Job:
Omit images. Retype all entries verbatim.
━━ The data ━━
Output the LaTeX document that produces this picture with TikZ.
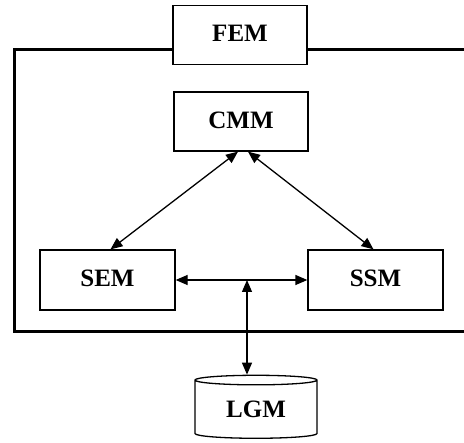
\documentclass[tikz,border=0pt]{standalone}
\usepackage{fontspec}
\setmainfont{Liberation Serif}
\usetikzlibrary{positioning, shapes.geometric, arrows.meta}

\tikzset{
    modbox/.style={draw, line width=1.3pt, minimum width=134pt, minimum height=59pt,
        inner sep=0pt, font=\fontsize{25}{27}\selectfont\bfseries},
    dblarrow/.style={line width=1.3pt, {Triangle[length=12pt,width=10pt]}-{Triangle[length=12pt,width=10pt]}},
}

\begin{document}
\begin{tikzpicture}[x=1pt, y=-1pt]
    \useasboundingbox (0,0) rectangle (464,443);

    % --- Modules ---
    \node[modbox] (fem) at (240,35) {\raisebox{3pt}{FEM}};
    \node[modbox] (cmm) at (241,121.5) {\raisebox{3pt}{CMM}};
    \node[modbox, minimum width=135pt, minimum height=60pt] (sem) at (107.5,280) {\raisebox{3pt}{SEM}};
    \node[modbox, minimum width=135pt, minimum height=60pt] (ssm) at (375.5,280) {\raisebox{3pt}{SSM}};

    % --- Storage ---
    \node[cylinder, shape border rotate=90, draw, line width=1.3pt, aspect=0.16,
        minimum width=122pt, minimum height=63pt, inner sep=0pt,
        font=\fontsize{25}{27}\selectfont\bfseries] (lgm) at (256,409.5) {LGM};

    % --- Outer frame ---
    \draw[line width=3pt] (fem.west |- 0,50) -- (14,50) -- (14,332) -- (470,332);
    \draw[line width=3pt] (fem.east |- 0,50) -- (470,50);

    % --- Connectors ---
    \coordinate (junc) at (247,280);
    \draw[dblarrow] ([xshift=-3pt]cmm.south) -- ([xshift=3pt]sem.north);
    \draw[dblarrow] ([xshift=7pt]cmm.south) -- ([xshift=-2pt]ssm.north);
    \draw[dblarrow] (sem.east) -- (ssm.west);
    \draw[dblarrow] (junc) -- (junc |- lgm.north);
\end{tikzpicture}
\end{document}
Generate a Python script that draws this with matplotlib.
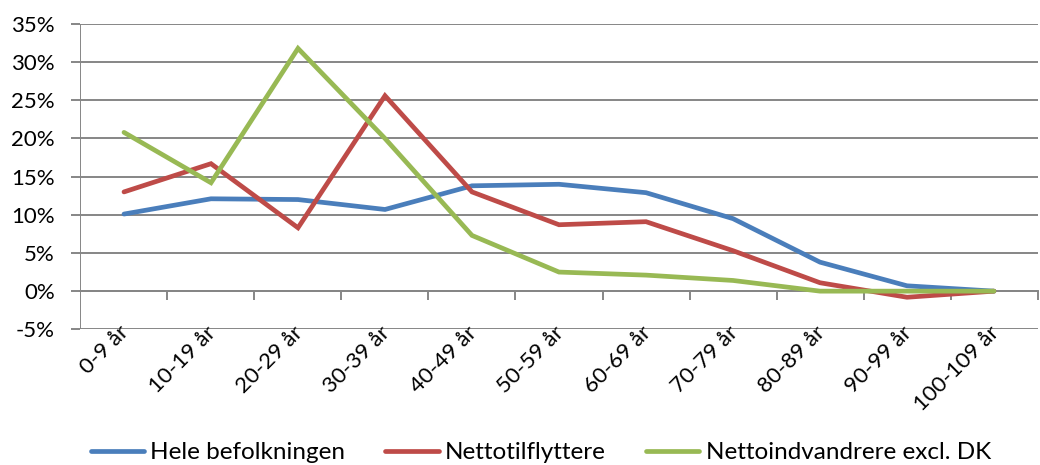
import matplotlib
matplotlib.use("Agg")
import matplotlib.pyplot as plt
import matplotlib.transforms as mtransforms
from matplotlib.ticker import FixedLocator, FixedFormatter

plt.rcParams['font.family'] = ['Lato', 'DejaVu Sans']

categories = ["0-9 år", "10-19 år", "20-29 år", "30-39 år", "40-49 år", "50-59 år",
              "60-69 år", "70-79 år", "80-89 år", "90-99 år", "100-109 år"]
hele = [10.1, 12.1, 12.0, 10.7, 13.8, 14.0, 12.9, 9.5, 3.8, 0.7, 0.0]
netto_tilfl = [13.0, 16.7, 8.3, 25.6, 13.0, 8.7, 9.1, 5.3, 1.1, -0.8, 0.0]
netto_indv = [20.8, 14.2, 31.8, 20.0, 7.3, 2.5, 2.1, 1.4, 0.0, 0.0, 0.0]
series_names = ["Hele befolkningen", "Nettotilflyttere", "Nettoindvandrere excl. DK"]
y_ticks = [-5, 0, 5, 10, 15, 20, 25, 30, 35]
y_labels = ["-5%", "0%", "5%", "10%", "15%", "20%", "25%", "30%", "35%"]

colors = ["#4A7EBB", "#BE4B48", "#98B954"]
grid_col = "#868686"

fig = plt.figure(figsize=(10.4, 4.65), dpi=100)
ax = fig.add_axes([0.0774, 0.2918, 0.9202, 0.6566])

x = list(range(len(categories)))
for vals, name, c in zip([hele, netto_tilfl, netto_indv], series_names, colors):
    ax.plot(x, vals, color=c, lw=3.4, label=name, solid_capstyle='round',
            solid_joinstyle='miter', zorder=3)

ax.set_xlim(-0.5, len(categories) - 0.5)
ax.set_ylim(-5, 35)

for s in ['top', 'right', 'left']:
    ax.spines[s].set_visible(False)
ax.spines['bottom'].set_position(('data', 0))
ax.spines['bottom'].set_color(grid_col)
ax.spines['bottom'].set_linewidth(1.4)

ax.axvline(-0.5, color=grid_col, lw=1.4, zorder=2)
ax.yaxis.set_major_locator(FixedLocator(y_ticks))
ax.yaxis.set_major_formatter(FixedFormatter(y_labels))
ax.tick_params(axis='y', length=6.5, width=1.4, color=grid_col, pad=12,
               labelsize=16, labelcolor='black')
ax.grid(axis='y', color=grid_col, lw=1.4, zorder=1)

ax.set_xticks([i + 0.5 for i in range(len(categories))])
ax.set_xticklabels([])
ax.tick_params(axis='x', length=6.5, width=1.4, color=grid_col, direction='out')

trans = mtransforms.blended_transform_factory(ax.transData, ax.transAxes)
offset = mtransforms.ScaledTranslation(2 / 100, 0 / 100, fig.dpi_scale_trans)
for i, lab in enumerate(categories):
    ax.text(i, 0, lab, transform=trans + offset, rotation=45, ha='right', va='center',
            rotation_mode='anchor', fontsize=16, color='black')

ax.legend(loc='center', bbox_to_anchor=(0.52, 0.026), bbox_transform=fig.transFigure,
          ncol=3, frameon=False, fontsize=17.5, handlelength=2.2, handletextpad=0.25,
          columnspacing=1.65)

fig.savefig("out.png", dpi=100)
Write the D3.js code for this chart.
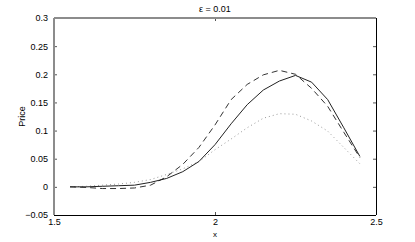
━━━
Final result:
Output the LaTeX document that produces this picture with TikZ.
\documentclass[tikz,border=0pt]{standalone}
\usepackage{fontspec}
\setmainfont{Liberation Serif}
\usetikzlibrary{positioning, shapes.geometric, arrows.meta}

\tikzset{
    modbox/.style={draw, line width=1.3pt, minimum width=134pt, minimum height=59pt,
        inner sep=0pt, font=\fontsize{25}{27}\selectfont\bfseries},
    dblarrow/.style={line width=1.3pt, {Triangle[length=12pt,width=10pt]}-{Triangle[length=12pt,width=10pt]}},
}

\begin{document}
\begin{tikzpicture}[x=1pt, y=-1pt]
    \useasboundingbox (0,0) rectangle (464,443);

    % --- Modules ---
    \node[modbox] (fem) at (240,35) {\raisebox{3pt}{FEM}};
    \node[modbox] (cmm) at (241,121.5) {\raisebox{3pt}{CMM}};
    \node[modbox, minimum width=135pt, minimum height=60pt] (sem) at (107.5,280) {\raisebox{3pt}{SEM}};
    \node[modbox, minimum width=135pt, minimum height=60pt] (ssm) at (375.5,280) {\raisebox{3pt}{SSM}};

    % --- Storage ---
    \node[cylinder, shape border rotate=90, draw, line width=1.3pt, aspect=0.16,
        minimum width=122pt, minimum height=63pt, inner sep=0pt,
        font=\fontsize{25}{27}\selectfont\bfseries] (lgm) at (256,409.5) {LGM};

    % --- Outer frame ---
    \draw[line width=3pt] (fem.west |- 0,50) -- (14,50) -- (14,332) -- (470,332);
    \draw[line width=3pt] (fem.east |- 0,50) -- (470,50);

    % --- Connectors ---
    \coordinate (junc) at (247,280);
    \draw[dblarrow] ([xshift=-3pt]cmm.south) -- ([xshift=3pt]sem.north);
    \draw[dblarrow] ([xshift=7pt]cmm.south) -- ([xshift=-2pt]ssm.north);
    \draw[dblarrow] (sem.east) -- (ssm.west);
    \draw[dblarrow] (junc) -- (junc |- lgm.north);
\end{tikzpicture}
\end{document}
Generate a Python script that draws this with matplotlib.
import matplotlib
matplotlib.use("Agg")
import matplotlib.pyplot as plt
import matplotlib.transforms as mtransforms
from matplotlib.ticker import FixedLocator, FixedFormatter

plt.rcParams['font.family'] = ['Lato', 'DejaVu Sans']

categories = ["0-9 år", "10-19 år", "20-29 år", "30-39 år", "40-49 år", "50-59 år",
              "60-69 år", "70-79 år", "80-89 år", "90-99 år", "100-109 år"]
hele = [10.1, 12.1, 12.0, 10.7, 13.8, 14.0, 12.9, 9.5, 3.8, 0.7, 0.0]
netto_tilfl = [13.0, 16.7, 8.3, 25.6, 13.0, 8.7, 9.1, 5.3, 1.1, -0.8, 0.0]
netto_indv = [20.8, 14.2, 31.8, 20.0, 7.3, 2.5, 2.1, 1.4, 0.0, 0.0, 0.0]
series_names = ["Hele befolkningen", "Nettotilflyttere", "Nettoindvandrere excl. DK"]
y_ticks = [-5, 0, 5, 10, 15, 20, 25, 30, 35]
y_labels = ["-5%", "0%", "5%", "10%", "15%", "20%", "25%", "30%", "35%"]

colors = ["#4A7EBB", "#BE4B48", "#98B954"]
grid_col = "#868686"

fig = plt.figure(figsize=(10.4, 4.65), dpi=100)
ax = fig.add_axes([0.0774, 0.2918, 0.9202, 0.6566])

x = list(range(len(categories)))
for vals, name, c in zip([hele, netto_tilfl, netto_indv], series_names, colors):
    ax.plot(x, vals, color=c, lw=3.4, label=name, solid_capstyle='round',
            solid_joinstyle='miter', zorder=3)

ax.set_xlim(-0.5, len(categories) - 0.5)
ax.set_ylim(-5, 35)

for s in ['top', 'right', 'left']:
    ax.spines[s].set_visible(False)
ax.spines['bottom'].set_position(('data', 0))
ax.spines['bottom'].set_color(grid_col)
ax.spines['bottom'].set_linewidth(1.4)

ax.axvline(-0.5, color=grid_col, lw=1.4, zorder=2)
ax.yaxis.set_major_locator(FixedLocator(y_ticks))
ax.yaxis.set_major_formatter(FixedFormatter(y_labels))
ax.tick_params(axis='y', length=6.5, width=1.4, color=grid_col, pad=12,
               labelsize=16, labelcolor='black')
ax.grid(axis='y', color=grid_col, lw=1.4, zorder=1)

ax.set_xticks([i + 0.5 for i in range(len(categories))])
ax.set_xticklabels([])
ax.tick_params(axis='x', length=6.5, width=1.4, color=grid_col, direction='out')

trans = mtransforms.blended_transform_factory(ax.transData, ax.transAxes)
offset = mtransforms.ScaledTranslation(2 / 100, 0 / 100, fig.dpi_scale_trans)
for i, lab in enumerate(categories):
    ax.text(i, 0, lab, transform=trans + offset, rotation=45, ha='right', va='center',
            rotation_mode='anchor', fontsize=16, color='black')

ax.legend(loc='center', bbox_to_anchor=(0.52, 0.026), bbox_transform=fig.transFigure,
          ncol=3, frameon=False, fontsize=17.5, handlelength=2.2, handletextpad=0.25,
          columnspacing=1.65)

fig.savefig("out.png", dpi=100)
Write the D3.js code for this chart.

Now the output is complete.